Alfred Hitchcock: A Crash Course
In the rebus-like language of his shots, in the wit of his storytelling, in the endless watchability of his films, Alfred Hitchcock is the movies for many people. Rebecca (1940) may be the most assured women’s pic ever made. The darkness-in-suburbia tensions of Shadow of a Doubt (1943) have serviced a million thrillers about serial killers in the family. And then there’s Psycho (1960), which ushered in our modern age of sensation by stabbing the era of sentiment to death in the shower.

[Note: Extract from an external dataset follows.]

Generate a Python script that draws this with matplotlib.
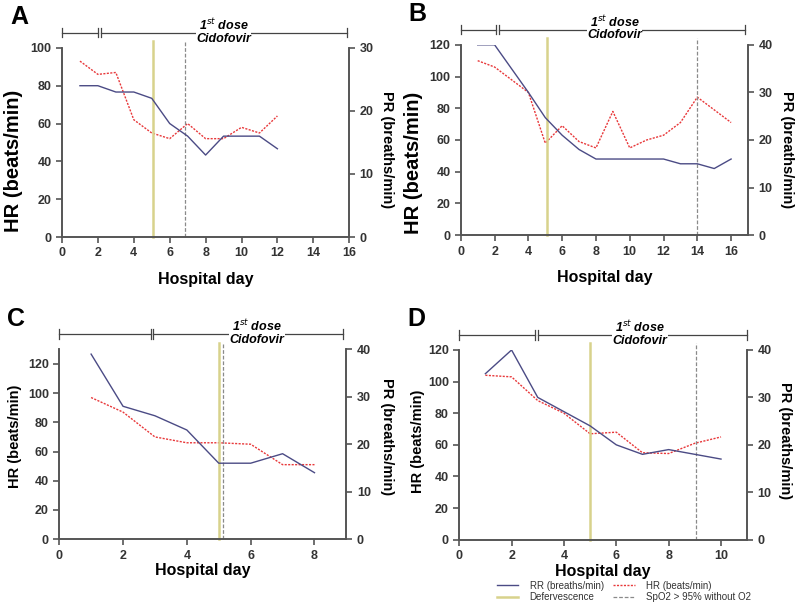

The ’50s were the man’s decade, though. He kicked off his golden run with Strangers on a Train (1951), presciently based on Patricia Highsmith’s first novel and his clearest vision yet of how a nice, boring hero can get suckered in by an evil twin. There were dull patches and mere competence to follow, but there was also Rear Window (1954), Vertigo (1958), and North by Northwest (1959): the first a profound look into why we watch (movies, other people, anything), the second an unexpectedly personal tale of obsession, and the third the master’s greatest toy.

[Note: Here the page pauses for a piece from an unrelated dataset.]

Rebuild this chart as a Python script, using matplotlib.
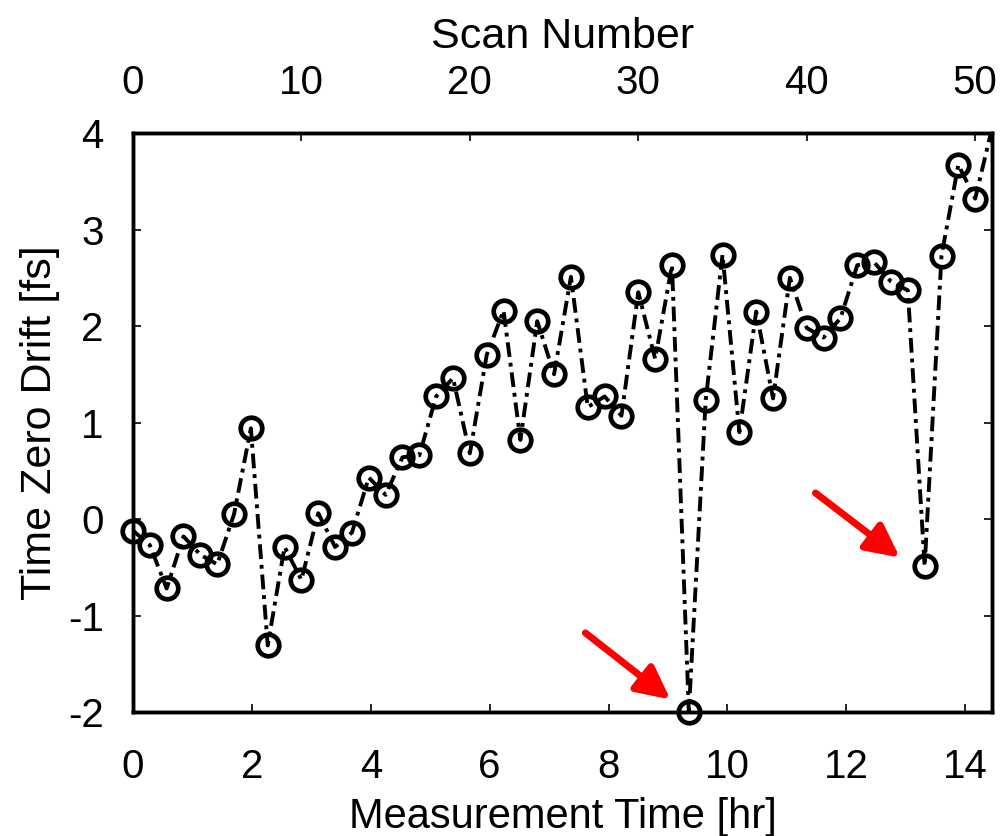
import numpy as np
import matplotlib
matplotlib.use('Agg')
import matplotlib.pyplot as plt

plt.rcParams['font.family'] = ['Liberation Sans', 'DejaVu Sans']
plt.rcParams['axes.unicode_minus'] = False

# time-zero drift per scan (scan 51 lies just above the plotted range)
scan = np.arange(52)
drift = [-0.12, -0.27, -0.72, -0.18, -0.37, -0.47, 0.05, 0.94, -1.31, -0.29,
         -0.63, 0.06, -0.29, -0.14, 0.43, 0.25, 0.64, 0.66, 1.27, 1.46,
         0.68, 1.70, 2.16, 0.82, 2.05, 1.50, 2.51, 1.16, 1.27, 1.07,
         2.35, 1.66, 2.63, -2.00, 1.23, 2.74, 0.90, 2.15, 1.25, 2.50,
         1.98, 1.88, 2.08, 2.63, 2.66, 2.46, 2.37, -0.49, 2.73, 3.67,
         3.32, 4.05]
hr_per_scan = 17.0 / 60.0
n_scans = 51

# red arrows pointing at the two outliers: (tail, tip) in (hr, fs)
arrows = [((7.61, -1.18), (9.04, -1.87)),
          ((11.48, 0.27), (12.90, -0.40))]

fs = 29


def main():
    fig = plt.figure(figsize=(10.05, 8.36), dpi=100)
    ax = fig.add_axes([0.1323, 0.1483, 0.8548, 0.6926])

    t = scan * hr_per_scan
    d = np.array(drift)
    inside = d <= 4.0

    ax.plot(t, d, color='black', lw=2.8, dashes=(3.8, 1.5, 1.0, 1.5),
            dash_capstyle='butt')
    ax.plot(t[inside], d[inside], 'o', ms=15.5, mfc='none', mec='black',
            mew=3.4, clip_on=False, zorder=3)

    for tail, tip in arrows:
        ax.annotate('', xy=tip, xytext=tail,
                    arrowprops=dict(arrowstyle='-|>,head_length=1.0,head_width=0.5',
                                    color='red', lw=5, mutation_scale=20,
                                    shrinkA=0, shrinkB=0))

    ax.set_xlim(0, n_scans * hr_per_scan)
    ax.set_ylim(-2, 4)
    ax.set_xticks(np.arange(0, 15, 2))
    ax.set_yticks(np.arange(-2, 5, 1))
    ax.tick_params(direction='in', length=6, width=1.2, labelsize=fs,
                   top=False, right=True)
    ax.tick_params(axis='x', pad=26)
    ax.tick_params(axis='y', pad=21)
    ax.set_xlabel('Measurement Time [hr]', fontsize=30, labelpad=8)
    ax.set_ylabel('Time Zero Drift [fs]', fontsize=31, labelpad=6)

    ax2 = ax.twiny()
    ax2.set_xlim(0, n_scans)
    ax2.set_xticks(np.arange(0, 51, 10))
    ax2.tick_params(direction='in', length=6, width=1.2, labelsize=fs, pad=22)
    ax2.set_xlabel('Scan Number', fontsize=31, labelpad=12)

    for a in (ax, ax2):
        for s in a.spines.values():
            s.set_linewidth(2.5)

    fig.savefig('out.png', dpi=100)


if __name__ == '__main__':
    main()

Wouldn’t it be wonderful to have them all in a box? Sorry, the lawyers say you can’t: Strangers and North are owned by Warner, while Universal controls Rear Window and Vertigo. So buy them individually—Lord knows, if any movies reward repeated viewing, it’s these. Just about all of Hitchcock’s oeuvre is available on DVD, from the low-end (LaserLight’s no-frills Hitchcock Collection puts 17 early British films in a box) to the mid-range (Universal’s two eight-disc Best of boxes haphazardly collect films great and lame, then throw in a few of the TV shows) to the high-end (Criterion Collection editions of Notorious, Rebecca, The 39 Steps, and The Lady Vanishes feature all the expected bells and whistles). But if you must start somewhere, start with those four ’50s classics—and work outward.